Eine Immobilie lässt sich durchaus in die Überlegungen zur Altersvorsorge miteinbeziehen. Der Gedanke, im Eigen heim als Senior miet- und kostenfrei zu wohnen, ist reizvoll. Doch je nach Alter der Immobilie oder persönlichem Gesundheitszustand sind irgendwann Sanierung oder Umbau nötig. Das kostet Geld. Ähnlich ist es, wenn Wohnraum vermietet wird: Rücklagen und Investitionen sind zu berücksichtigen. Dennoch kann eine abbezahlte Immobilie dazu beitragen, die Lebenshaltungkosten zu senken und somit den zusätzlichen Vorsorgebedarf zu verringern.

Private Renten- und Kapitallebensversicherungen

Private Renten- und Kapitallebensversicherungen sind trotz derzeit magerer Garantiezinsen bei den Deutschen beliebt. Sie bieten garantierte Leistungen in Form einer monatlichen Rente oder einer möglichen Kapitalauszahlung. Für ungeförderte private Rentenversicherungen gewährt der Staat keine Zulagen oder Steuervorteile. In der Auszahlungsphase ist die Besteuerung dafür niedriger.

Sofortrenten

Sofortrenten bieten Einzahlern die Möglichkeit, sich gegen eine Einmalzahlung noch im höheren Alter eine garantierte Monatsrente bis zum Lebensende zu sichern. Die Auszahlungsphase beginnt direkt nach Vertragsabschluss. Die Höhe der Rente hängt von der Höhe der eingezahlten Summe ab.
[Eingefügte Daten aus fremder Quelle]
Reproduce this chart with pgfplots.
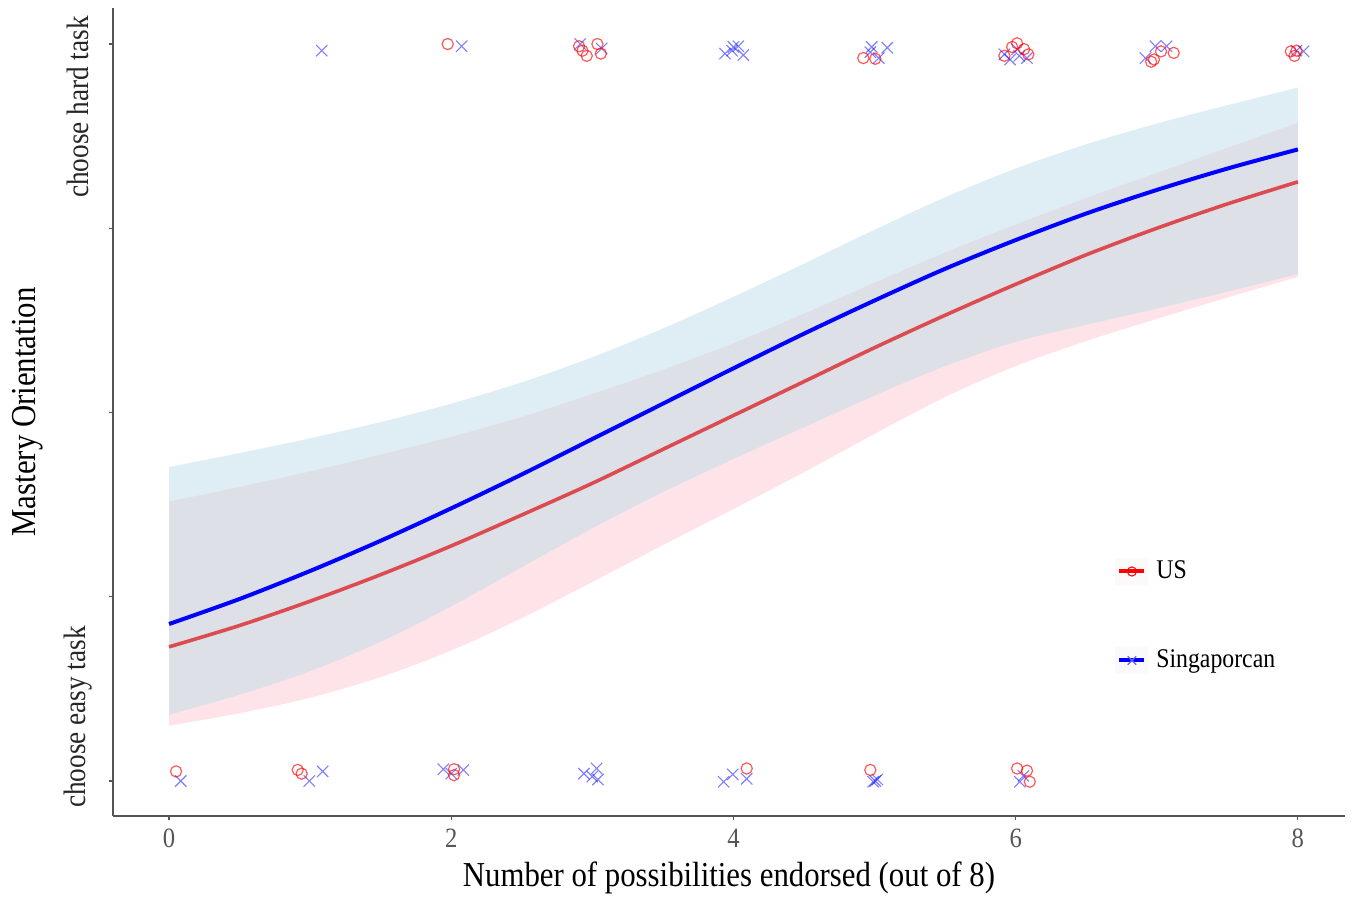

WELCHER ANLAGETYP BIN ICH?

Wenn klar ist, dass die gesetzliche Rente allein im Alter nicht ausreichen wird und die Auswahl einer zusätzlichen Vorsorge ansteht, sollte man klären, welcher Anlagetyp man ist: Der Sicherheitsbewusste, der eine garantierte Verzinsung bei allerdings begrenzten Ertragschancen vorzieht?Oder der Risikobewusste, der einen Teil der Ersparnisse für die Altersvorsorge in Kapitalprodukten wie Aktienfonds oder ETFs anlegt? Diese Anlageformen ermöglichen zwar höhere Ertragschancen, bergen aber stets ein höheres Risiko aufgrund möglicher Kursverluste. „Natürlich kann man risikoreichere Formen der Kapitalanlage in die Altersvorsorge miteinbeziehen. Dies empfiehlt sich jedoch nur, wenn noch ein genügend langer Anlagehorizont verbleibt, um eventuelle Verluste noch rechtzeitig vor dem Rentenalter ausgleichen zu können“, erklärt Renten-Experte Michael Grunert. Außerdem sollte niemals der Großteil der für die Altersvorsorge zur Verfügung stehenden Mittel oder gar alles in Anlageformen mit höheren Risiken, etwa Aktien, investiert werden. Herauszufinden, welche Fördermöglichkeiten und Vorsorgeprodukte am besten für einen selber geeignet sind, fällt nicht leicht. Einen ersten Überblick können Publikationen wie „Finanztest“ bieten. Als erste Anlaufstelle für eine umfassende Beratung zu allen Aspekten der Altersvorsorge eignet sich die Deutsche Rentenversicherung. Die Berater sind zur neutralen, nicht gewinnorientierten Beratung verpflichtet. Doch selbst wenn eine professionelle Betreuung hilfreich ist: Entscheiden muss man schließlich selbst.